Ackley, billed as a pure left-handed hitter when Seattle selected him with the second overall pick in the 2009 draft, finished his first full season with a disappointing .226 batting average.
“You always expect to do well and to expect good things from yourself,” he said. “And to not do that is pretty tough.”
Ackley believes a few things could have contributed to his struggles at the plate. He won’t, however, blame the bone spurs in his left ankle that nagged him throughout the 2012 season.
“I never really thought it was an excuse,” he said, “because I could play on it.”
To Ackley, the bone spurs that made mornings miserable and pregame workouts painful were simply part of playing baseball.
“There’s probably tons of guys out there that have nagging things but never talk about it,” he said. “If it was something that was preventing me from playing or something that was really hurting, that I thought was affecting my game, I would have said something.
“It never really got to the point where I said, ‘OK, this is affecting my playing.’ It affected my running a little bit . but I never thought it affected my hitting or fielding or anything like that.”
In fact, Ackley’s fielding was spectacular. The second baseman was a Gold Glove finalist after posting a .989 fielding percentage.
By the end of the season, though, Ackley had endured enough. He scheduled surgery to have the bone spurs removed the day after the season ended. After sleeping through most of the first three days post-surgery, he began preparing for the 2013 season.
Because Ackley doesn’t believe his bum ankle was the sole cause of a disappointing season at the plate, he tweaked his swing in the offseason.
“It’s been working all offseason, so I’m going to take it into the spring, and hopefully the season, and see where it goes from there,” he said.
Ackley, who next week will turn 25, speaks of his disappointing 2012 season — he totaled 12 home runs, 50 RBI and a .294 on-base percentage — as someone who views it as a learning experience and not a sign that he might be overmatched at the plate.

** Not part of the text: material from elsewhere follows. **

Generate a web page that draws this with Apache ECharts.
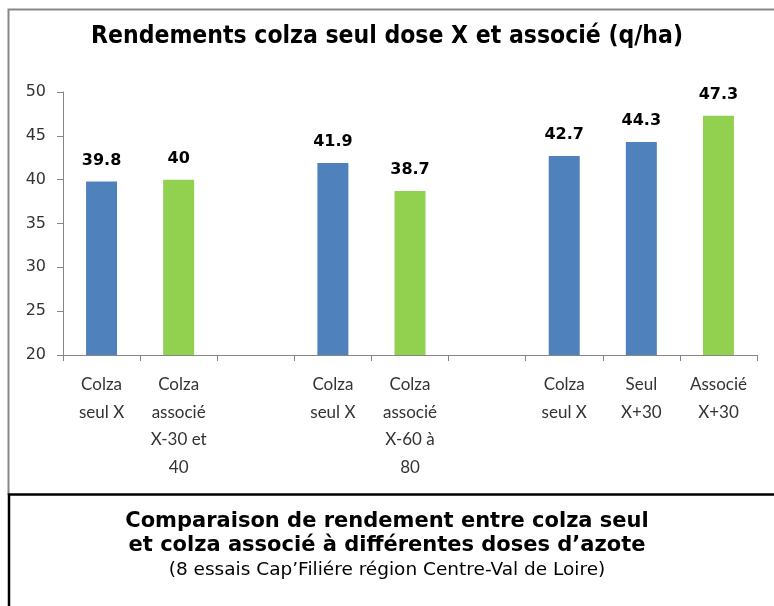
<!DOCTYPE html>
<html>
<head>
<meta charset="utf-8">
<script src="https://cdn.jsdelivr.net/npm/echarts@6/dist/echarts.min.js"></script>
<style>
html,body{margin:0;padding:0;background:#fff;}
#chart{width:774px;height:606px;}
</style>
</head>
<body>
<div id="chart"></div>
<script>
const categories = [
  "Colza\nseul X", "Colza\nassocié\nX-30 et\n40", "",
  "Colza\nseul X", "Colza\nassocié\nX-60 à\n80", "",
  "Colza\nseul X", "Seul\nX+30", "Associé\nX+30"
];
const seulValues    = [39.8, null, null, 41.9, null, null, 42.7, 44.3, null];
const associeValues = [null, 40,   null, null, 38.7, null, null, null, 47.3];
const yTicks = { min: 20, max: 50, interval: 5 };
const titleText = "Rendements colza seul dose X et associé (q/ha)";
const captionBold1 = "Comparaison de rendement entre colza seul";
const captionBold2 = "et colza associé à différentes doses d’azote";
const captionNormal = "(8 essais Cap’Filiére région Centre-Val de Loire)";

const chart = echarts.init(document.getElementById('chart'), null, {renderer: 'canvas'});
const labelStyle = {
  show: true, position: 'top', distance: 13,
  fontFamily: 'DejaVu Sans', fontWeight: 'bold', fontSize: 16, color: '#000',
  formatter: p => String(p.value)
};
chart.setOption({
  animation: false,
  backgroundColor: '#fff',
  title: {
    text: titleText, left: 'center', top: 19,
    textStyle: {fontFamily: '"DejaVu Sans Condensed", sans-serif', fontWeight: 'bold', fontSize: 24.5, color: '#000'}
  },
  grid: {left: 63, right: 17, top: 92, bottom: 251},
  xAxis: {
    type: 'category', data: categories,
    axisLine: {lineStyle: {color: '#868686', width: 1}},
    axisTick: {show: true, interval: 0, length: 6, lineStyle: {color: '#868686'}},
    axisLabel: {interval: 0, margin: 16, fontFamily: 'Lato, sans-serif', fontSize: 17, lineHeight: 27.5, color: '#333', align: 'center'}
  },
  yAxis: {
    type: 'value', min: yTicks.min, max: yTicks.max, interval: yTicks.interval,
    splitLine: {show: false},
    axisLine: {show: true, lineStyle: {color: '#868686'}},
    axisTick: {show: true, length: 6, lineStyle: {color: '#868686'}},
    axisLabel: {fontFamily: 'DejaVu Sans', fontSize: 16, color: '#333', margin: 17}
  },
  series: [
    {type: 'bar', name: 'seul', data: seulValues, barWidth: 31, barGap: '-100%',
     itemStyle: {color: '#4F81BD'}, label: labelStyle},
    {type: 'bar', name: 'associe', data: associeValues, barWidth: 31,
     itemStyle: {color: '#92D050'}, label: labelStyle}
  ],
  graphic: [
    {type: 'polyline', shape: {points: [[8.5, 495], [8.5, 9.5], [780, 9.5]]},
     style: {stroke: '#878787', lineWidth: 2, fill: null}, silent: true},
    {type: 'polyline', shape: {points: [[9, 620], [9, 494.5], [780, 494.5]]},
     style: {stroke: '#000', lineWidth: 2.5, fill: null}, silent: true},
    {type: 'text', left: 'center', top: 510,
     style: {text: captionBold1 + '\n' + captionBold2, fontFamily: '"DejaVu Sans"', fontWeight: 'bold', fontSize: 21, lineHeight: 24, fill: '#000', textAlign: 'center'}},
    {type: 'text', left: 'center', top: 559,
     style: {text: captionNormal, fontFamily: '"DejaVu Sans"', fontSize: 18.5, lineHeight: 22, fill: '#000', textAlign: 'center'}}
  ]
});
</script>
</body>
</html>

“I think going through that is probably going to be important for me for my career — to know that I’ve been there and know how to handle those situations,” he said. “It was bad last year but I think it’s going to be a good thing for me in the long term.”
Seattle manager Eric Wedge said the lackluster hitting performance should provide plenty of motivation for Ackley. Wedge believes Ackley has the tools to succeed.
“I think he’s going to be a good big-league hitter,” Wedge said. “I don’t like to make predictions like that, but I think he’s going to be a good big-league hitter. I think he’s going to be a better hitter this year. To what degree, I don’t know. I think he’s very capable of being a good big-league hitter.”
NOTE: Wedge said starting pitcher Felix Hernandez will throw a bullpen session Wednesday.